Somehow that acquisition was 22 years ago, meaning I could easily revise how I reacted at the time. But I won’t. I hated the trade. Piazza was a catcher, I fumed, and we already had a perfectly good catcher.

Except a) we didn’t, as Hundley was still rehabbing; and b) even a fully armed and operational Todd Hundley was not Mike Piazza.

The Mets, to their credit, didn’t think the way I did. (Less to their credit, they assured Hundley no such deal was in the works.) They grabbed one of the game’s marquee players and reasoned that the problem of too many catchers would work itself out. Which it did — as an oh-so-Metsian tragicomedy.

Hundley returned in July, but as a left fielder. He even mostly said the right things about this hasty recasting, vowing that if it worked out he’d burn his catcher’s gear.

It didn’t work out. Oh man did it not work out. If you weren’t there, it was a disaster wrapped in a farce. Daniel Murphy staggering around in left in Miami? He was great compared with Hundley. J.D. Davis and Dom Smith? Gold glovers and UZR gods next to Hundley.

It was brutal and unfair and thoroughly unsuccessful. But Hundley somehow rose above it, or at least didn’t let it drown him. He took responsibility for the misplays, he waved at the fans when they gave him a standing ovation for a routine catch, and he shook off the usual anonymous Met sources who pilloried him for everything from his nocturnal habits to how he’d handled rehabbing the elbow. He even took an odd stab at perspective, noting he’d flipped away from highlights of one of his misplays and wound up watching an Anne Frank documentary. His conclusion was that “the bad night I had doesn’t even come close.” Somehow the idea of a supersized Hundley squinting at grainy pictures of Bergen-Belsen and deriving life lessons from it strikes me as iconically late-90s.

Hundley got better in left field, which isn’t to say that he got good at it, just that he stopped butchering every routine fly ball. But his surgically repaired elbow wasn’t up to throwing, leading to a carousel of runners. He also wasn’t hitting, accumulating strikeouts by the bushel. The Mets mercifully ended the left-field experiment in late August; Hundley said he was burning his outfielder’s glove. When he returned from a DL stint, it was as a backup catcher and pinch hitter.
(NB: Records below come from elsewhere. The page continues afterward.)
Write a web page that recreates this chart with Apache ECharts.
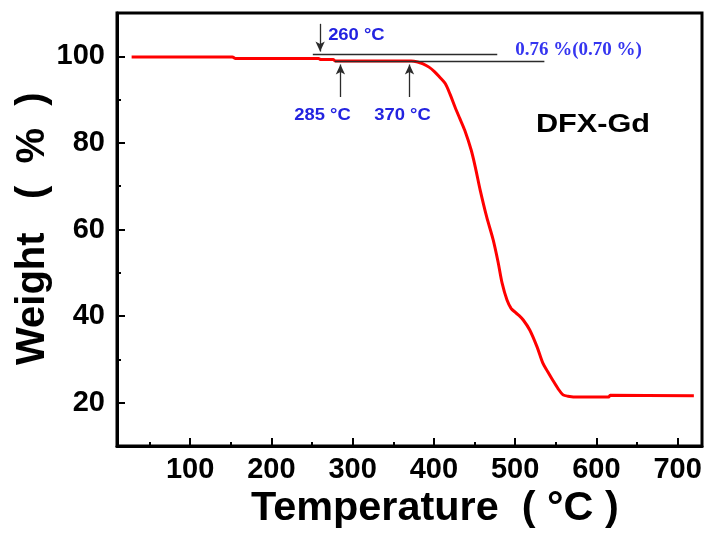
<!DOCTYPE html>
<html>
<head>
<meta charset="utf-8">
<script src="https://cdn.jsdelivr.net/npm/echarts@6/dist/echarts.min.js"></script>
<style>
  html, body { margin: 0; padding: 0; background: #ffffff; }
  #chart { width: 708px; height: 535px; }
</style>
</head>
<body>
<div id="chart"></div>
<script>
// TGA curve of DFX-Gd: temperature (°C) and residual weight (%)
const temperature = [28, 152, 156, 258, 261, 276, 279, 372, 380, 386, 394, 401, 407, 414, 420, 426, 432, 438, 446, 451, 457, 465, 473, 479, 484, 490, 495, 500, 505, 510, 518, 527, 534, 540, 546, 553, 559, 565, 577, 615, 617, 720];
const weight      = [99.85, 99.85, 99.47, 99.47, 99.24, 99.24, 98.92, 98.92, 98.7, 98.3, 97.5, 96.4, 95.2, 93.7, 91.2, 88.3, 85.6, 82.9, 78.3, 74.4, 69.1, 62.9, 57.6, 52.5, 47.6, 43.7, 41.8, 40.9, 40.1, 39.1, 36.8, 32.9, 29.2, 27.2, 25.3, 23.2, 21.8, 21.5, 21.3, 21.3, 21.7, 21.6];

// Axis ticks
const xTicks      = [100, 200, 300, 400, 500, 600, 700];
const xMinorTicks = [50, 150, 250, 350, 450, 550, 650];
const yTicks      = [20, 40, 60, 80, 100];
const yMinorTicks = [30, 50, 70, 90];

// Onset temperatures marked with arrows, and the weight levels the arrows span
const onsetTemps  = [260, 285, 370];
const onsetLabels = ['260 °C', '285 °C', '370 °C'];
const arrowFrom   = [107.5, 90.6, 90.6];
const arrowTo     = [101.1, 98.1, 98.1];

// Horizontal guide lines bracketing the early weight loss
const guideStart  = [251, 278];
const guideEnd    = [478, 536];
const guideLevel  = [100.45, 98.9];
const lossLabel   = '0.76 %(0.70 %)';
const sampleName  = 'DFX-Gd';

const FONT = '"Liberation Sans", Arial, Helvetica, sans-serif';
const SERIF = '"Liberation Serif", "Times New Roman", serif';
const X_MIN = 10, X_MAX = 730, Y_MIN = 10, Y_MAX = 110;

const chart = echarts.init(document.getElementById('chart'), null, { renderer: 'canvas' });

function xAxis(ticks, len, withLabels) {
  return {
    type: 'value', min: X_MIN, max: X_MAX, position: 'bottom',
    axisLine: { show: withLabels, onZero: false, lineStyle: { color: '#000', width: 3 } },
    axisTick: { show: true, inside: true, length: len, customValues: ticks, lineStyle: { color: '#000', width: 2 } },
    axisLabel: { show: withLabels, customValues: ticks, margin: 9, color: '#000', fontSize: 29, fontWeight: 'bold', fontFamily: FONT },
    splitLine: { show: false }
  };
}
function yAxis(ticks, len, withLabels) {
  return {
    type: 'value', min: Y_MIN, max: Y_MAX, position: 'left',
    axisLine: { show: withLabels, onZero: false, lineStyle: { color: '#000', width: 3 } },
    axisTick: { show: true, inside: true, length: len, customValues: ticks, lineStyle: { color: '#000', width: 2 } },
    axisLabel: { show: withLabels, customValues: ticks, margin: 12, color: '#000', fontSize: 29, fontWeight: 'bold', fontFamily: FONT },
    splitLine: { show: false }
  };
}

const markData = [];
for (let i = 0; i < guideLevel.length; i++) {
  markData.push([
    { coord: [guideStart[i], guideLevel[i]], symbol: 'none' },
    { coord: [guideEnd[i], guideLevel[i]], symbol: 'none' }
  ]);
}
for (let i = 0; i < onsetTemps.length; i++) {
  markData.push([
    { coord: [onsetTemps[i], arrowFrom[i]], symbol: 'none' },
    { coord: [onsetTemps[i], arrowTo[i]], symbol: 'arrow', symbolSize: [7, 10] }
  ]);
}

chart.setOption({
  animation: false,
  backgroundColor: '#ffffff',
  grid: { left: 117, right: 6, top: 13, bottom: 89, show: true, borderColor: '#000', borderWidth: 3, backgroundColor: 'transparent' },
  xAxis: [xAxis(xTicks, 8, true), xAxis(xMinorTicks, 4, false)],
  yAxis: [yAxis(yTicks, 8, true), yAxis(yMinorTicks, 4, false)],
  series: [{
    type: 'line',
    xAxisIndex: 0, yAxisIndex: 0,
    data: temperature.map((t, i) => [t, weight[i]]),
    showSymbol: false,
    smooth: 0.3,
    lineStyle: { color: '#ff0000', width: 3 },
    z: 3,
    markLine: {
      silent: true, animation: false,
      symbol: ['none', 'none'],
      label: { show: false },
      lineStyle: { color: '#2b2b2b', width: 1.3, type: 'solid' },
      emphasis: { disabled: true },
      data: markData
    }
  }]
});

// Annotation texts, anchored to the data positions of the marks they describe
const px = (t, w) => chart.convertToPixel({ xAxisIndex: 0, yAxisIndex: 0 }, [t, w]);
const blue = '#2323e0';
const texts = [];
const a0 = px(onsetTemps[0], arrowFrom[0]);
texts.push({ x: a0[0] + 8, y: a0[1] + 12, text: onsetLabels[0], align: 'left' });
const a1 = px(onsetTemps[1], arrowFrom[1]);
texts.push({ x: a1[0] - 18, y: a1[1] + 19, text: onsetLabels[1], align: 'center' });
const a2 = px(onsetTemps[2], arrowFrom[2]);
texts.push({ x: a2[0] - 7, y: a2[1] + 19, text: onsetLabels[2], align: 'center' });

const graphics = texts.map(t => ({
  type: 'text', x: t.x, y: t.y, scaleX: 1.15, silent: true,
  style: { text: t.text, fill: blue, font: 'bold 16px ' + FONT, textAlign: t.align, textVerticalAlign: 'middle' }
}));

const g0 = px(guideEnd[0], guideLevel[0]);
graphics.push({
  type: 'text', x: g0[0] + 18, y: g0[1] - 4, silent: true,
  style: { text: lossLabel, fill: '#3535f0', font: 'bold 19px ' + SERIF, textAlign: 'left', textVerticalAlign: 'middle' }
});
graphics.push({
  type: 'text', x: 593, y: 125, scaleX: 1.18, silent: true,
  style: { text: sampleName, fill: '#000', font: 'bold 26px ' + FONT, textAlign: 'center', textVerticalAlign: 'middle' }
});
// Axis titles
graphics.push({
  type: 'text', x: 251, y: 509, scaleX: 1.035, silent: true,
  style: { text: 'Temperature  ( °C )', fill: '#000', font: 'bold 40px ' + FONT, textAlign: 'left', textVerticalAlign: 'middle' }
});
graphics.push({
  type: 'text', x: 33, y: 365, rotation: Math.PI / 2, silent: true,
  style: { text: 'Weight   (  %  )', fill: '#000', font: 'bold 40px ' + FONT, textAlign: 'left', textVerticalAlign: 'middle' }
});

chart.setOption({ graphic: graphics });
</script>
</body>
</html>
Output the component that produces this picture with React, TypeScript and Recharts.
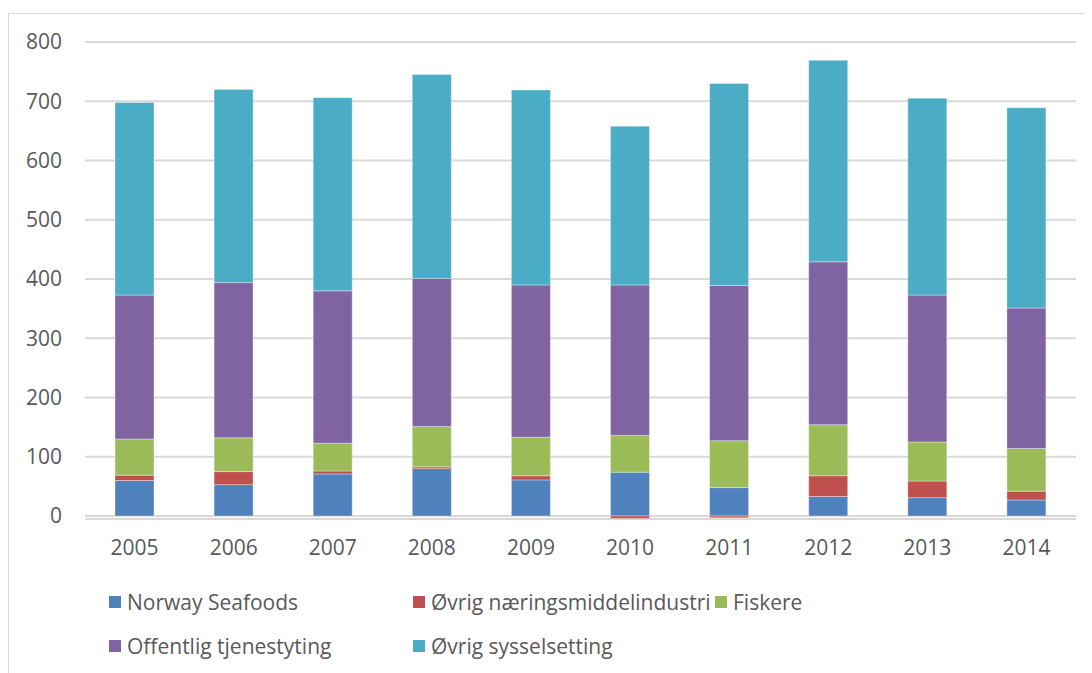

Which led to the one great moment of the surreal, misbegotten Hundley/Piazza era. On Sept. 16, with the Mets battling for a wild card, they trailed the Astros 2-0 in the top of the 9th. With two out and two on, Piazza connected off Billy Wagner for a three-run shot, the 200th of his career. The Astros retied the game in the bottom of the 9th, but Hundley won it with a pinch-hit homer in the 11th.
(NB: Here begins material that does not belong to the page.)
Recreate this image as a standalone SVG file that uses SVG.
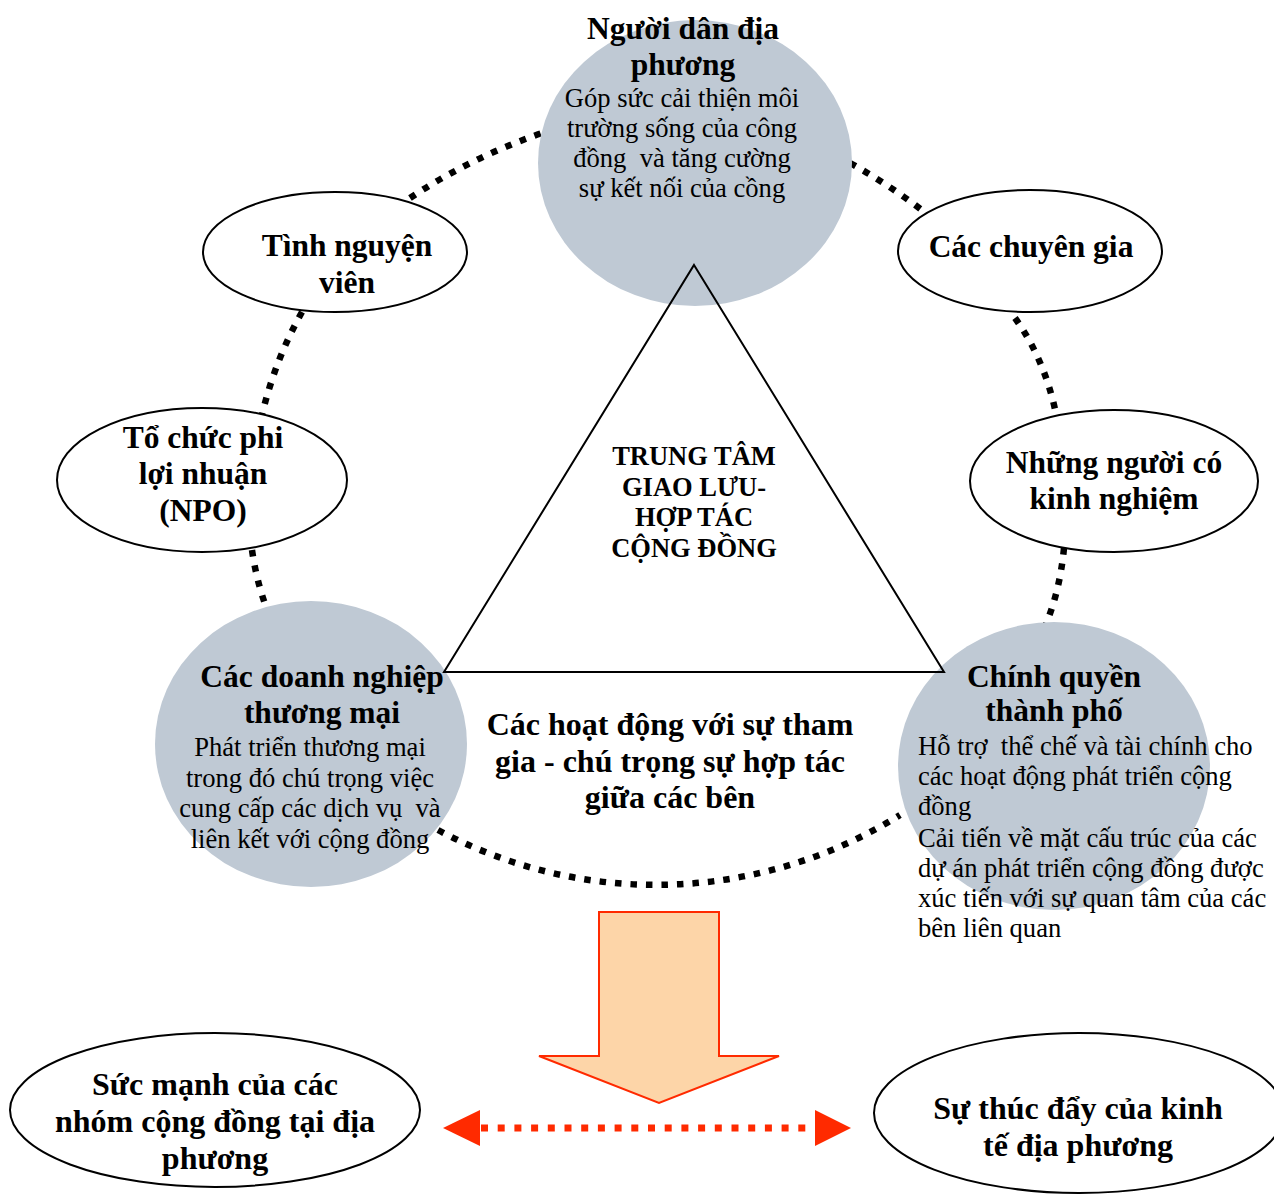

I tried to convince myself that this was the start of something grand, when everything suggested otherwise. After the game, Hundley and Piazza stood side by side, but their body language clearly communicated that both really wanted to be somewhere else. Which was only natural, given that they were sharing a position to which each had good reason to feel entitled. As for the something grand, the Mets went 2-6 the rest of the way, with the Braves administering the coup de grace with a final-weekend sweep. That winter, the Mets signed Piazza to a seven-year deal and traded Hundley to the Dodgers. Hundley’s time in L.A. was reasonably productive, but a homecoming to Chicago and the Cubs was a disaster, one made more painful by how beloved his dad had been wearing the same uniform. Hundley feuded with his manager, flipped off fans, and worst of all he didn’t hit. The Cubs sent him back to L.A. and he retired at 34.

Hindsight is like looking through the wrong end of a telescope, which gets us back to that first-husband crack. Looking through our wrong-way telescope, Hundley was the catcher subtracted to make room for Piazza. He was a lone bright spot in a dim and dismal period followed by a Piazza-led Mets resurgence. Which isn’t incorrect, exactly. But it is incomplete. It ignores the pretty good ’97 campaign and the agonizing near-miss of ’98, for one thing. And it’s colored by what we now know about that era of the game.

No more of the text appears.